The plan remains to make their noise next summer.
Though they wanted to keep two of their most popular and productive players, the Knicks refused to part with their precious salary cap space for 2010, so Lee and Robinson are back on one-year deals.
New York didn't do much else to upgrade its talent, so it will open training camp next week with much the same roster that went 32-50. Knicks president Donnie Walsh largely sat out the second half of the summer and kept hopes alive of making a big score when LeBron James could lead a star-studded free agent class.
"I think we did the best we could do in trying to be competitive for this year and yet retain salary cap flexibility that we want next year and the year after," Walsh said. "That was the goal when I got here and that remained the goal.
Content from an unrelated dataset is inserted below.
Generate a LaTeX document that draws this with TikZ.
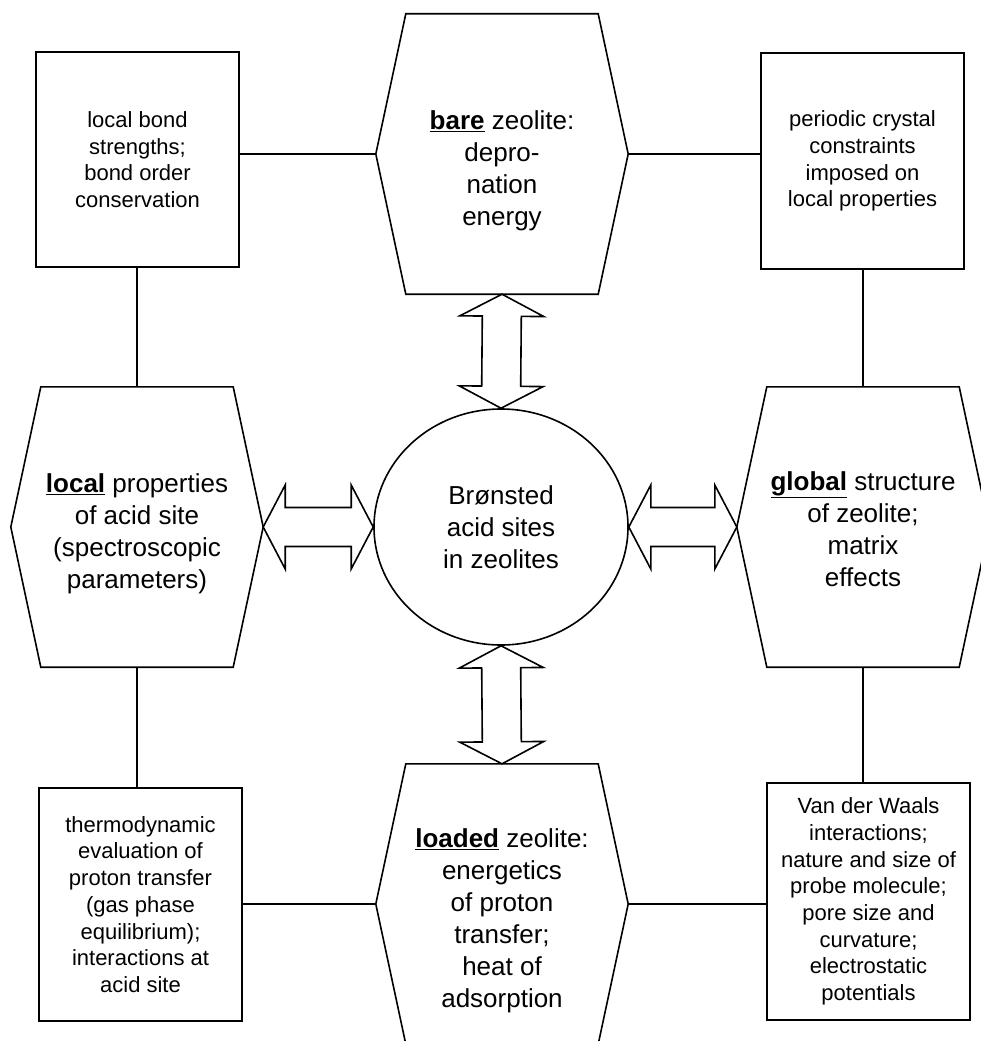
\documentclass[tikz,border=0pt]{standalone}
\usepackage{fontspec}
\setmainfont{Liberation Sans}
\usetikzlibrary{calc,shapes}

\newcommand{\fatarrow}[2]{%
  \draw[line width=1.6pt]
    ($(#1)!22pt!(#2)$) coordinate (fa1)
    ($(#2)!22pt!(#1)$) coordinate (fa2)
    (#1) -- ($(fa1)!42pt!90:(#2)$) -- ($(fa1)!19.5pt!90:(#2)$)
    -- ($(fa2)!19.5pt!-90:(#1)$) -- ($(fa2)!42pt!-90:(#1)$) -- (#2)
    -- ($(fa2)!42pt!90:(#1)$) -- ($(fa2)!19.5pt!90:(#1)$)
    -- ($(fa1)!19.5pt!-90:(#2)$) -- ($(fa1)!42pt!-90:(#2)$) -- cycle;}

\tikzset{
  box/.style={draw, line width=1.6pt, minimum width=203pt, inner sep=0pt,
    align=center, font=\fontsize{22}{26.7}\selectfont},
  hexa/.style={minimum width=252pt, minimum height=280pt, inner sep=0pt,
    align=center, font=\fontsize{26}{32}\selectfont}
}

\begin{document}
\begin{tikzpicture}[x=1pt,y=-1pt]
    \clip (0,0) rectangle (981,1041);

    \node[hexa] (bare) at (502,154) {\rule{0pt}{53pt}\underline{\textbf{bare}} zeolite:\\depro-\\nation\\energy};
    \node[hexa] (local) at (137,527) {\rule{0pt}{33pt}\underline{\textbf{local}} properties\\of acid site\\(spectroscopic\\parameters)};
    \node[hexa] (global) at (863,527) {\rule{0pt}{23pt}\underline{\textbf{global}} structure\\of zeolite;\\matrix\\effects};
    \node[hexa] (loaded) at (502,904) {\rule{0pt}{53pt}\underline{\textbf{loaded}} zeolite:\\energetics\\of proton\\transfer;\\heat of\\adsorption};
    \foreach \n in {bare,local,global,loaded}
      \draw[line width=1.6pt] ([xshift=30pt]\n.north west) -- ([xshift=-30pt]\n.north east) -- (\n.east)
        -- ([xshift=-30pt]\n.south east) -- ([xshift=30pt]\n.south west) -- (\n.west) -- cycle;

    \node[ellipse, draw, line width=1.6pt, minimum width=254pt, minimum height=236pt, inner sep=0pt,
      align=center, font=\fontsize{26}{32}\selectfont] (core) at (501,527) {Brønsted\\acid sites\\in zeolites};

    \node[box, minimum height=215pt] (bonds) at (137.5,159.5) {local bond\\strengths;\\bond order\\conservation};
    \node[box, minimum height=216pt] (crystal) at (862.5,161) {periodic crystal\\constraints\\imposed on\\local properties};
    \node[box, minimum height=233pt] (thermo) at (140.5,904.5) {thermodynamic\\evaluation of\\proton transfer\\(gas phase\\equilibrium);\\interactions at\\acid site};
    \node[box, minimum height=237pt] (vdw) at (868.5,901.5) {Van der Waals\\interactions;\\nature and size of\\probe molecule;\\pore size and\\curvature;\\electrostatic\\potentials};

    \draw[line width=1.6pt] (bare.west) -- (bare.west -| bonds.east);
    \draw[line width=1.6pt] (bare.east) -- (bare.east -| crystal.west);
    \draw[line width=1.6pt] (loaded.west) -- (loaded.west -| thermo.east);
    \draw[line width=1.6pt] (loaded.east) -- (loaded.east -| vdw.west);
    \draw[line width=1.6pt] (local.north) -- (local.north |- bonds.south);
    \draw[line width=1.6pt] (local.south) -- (local.south |- thermo.north);
    \draw[line width=1.6pt] (global.north) -- (global.north |- crystal.south);
    \draw[line width=1.6pt] (global.south) -- (global.south |- vdw.north);

    \fatarrow{bare.south}{core.north}
    \fatarrow{core.south}{loaded.north}
    \fatarrow{local.east}{core.west}
    \fatarrow{core.east}{global.west}
\end{tikzpicture}
\end{document}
And this summer was going to be a test of that."
Walsh tried to make moves early in the summer, losing out on bids for Jason Kidd and Grant Hill. Then the NBA warned teams of a potential deep drop in the 2010-11 salary cap, and Walsh decided that to avoid jeopardizing the space he created with trades last season he would only offer one-year deals.
Lee hoped for more than that, and probably deserved it after averaging career highs of 16.9 points and 11.2 rebounds last season while leading the NBA with 65 double-doubles. Instead, he settled for a deal worth about $8 million after the Knicks found no sign-and-trade proposals they liked for the power forward.
"I tell David all the time, why would we sign and trade him?" Knicks coach Mike D'Antoni said. "So we take money in a year? No, we're not going to do that. So we sign and trade you for somebody with a one-year contract? Wait a minute, you've got a one-year contract, and he's better than anybody we could trade for him. So there was no reason."
Robinson's 17.2 points per game were also a career high. He finished third in the voting for the sixth man award and also won his second slam dunk competition. The Knicks paid both restricted free agents well more than their qualifying offers required.
"I think the fact they wanted to be Knicks, they wanted to stay in New York, that helped the situation," Walsh said. "And I think the fact that we were willing not to just treat them according to the system counted with these two guys."
Neither has been on a winning team and the wait might continue. Even D'Antoni acknowledged the Knicks were "going to have to overachieve, without a doubt."
They are high on second-year forward Danilo Gallinari -- "the best shooter I've ever seen," D'Antoni said -- and the coach likes the team's versatility. But the best thing about the Knicks is their salary situation, with Walsh saying they'll have more than $20 million available next summer.
"I know that we're going to have a lot of room, and as of today I think it's more than anyone else," Walsh said. "So I think that's good. We're No. 1."
In the meantime, the Knicks could be looking at a franchise-record ninth straight losing season, but D'Antoni hopes it won't just serve as a countdown toward the opening of free agency next July 1.
"Season tickets are good, people want to come, they're waiting. Maybe they're trying to get in line for 2010, but maybe we'll surprise them, they'll come and say this is not bad," D'Antoni said.
"So we've just got to make it fun for them and be competitive, play as hard as we play and put a product that they're proud of and New York's proud of. And maybe 2010 will be a glimmer in there, but it won't be their main focus."
The Knicks also signed Ron Howard and Marcus Landry, bringing their training camp roster to 20.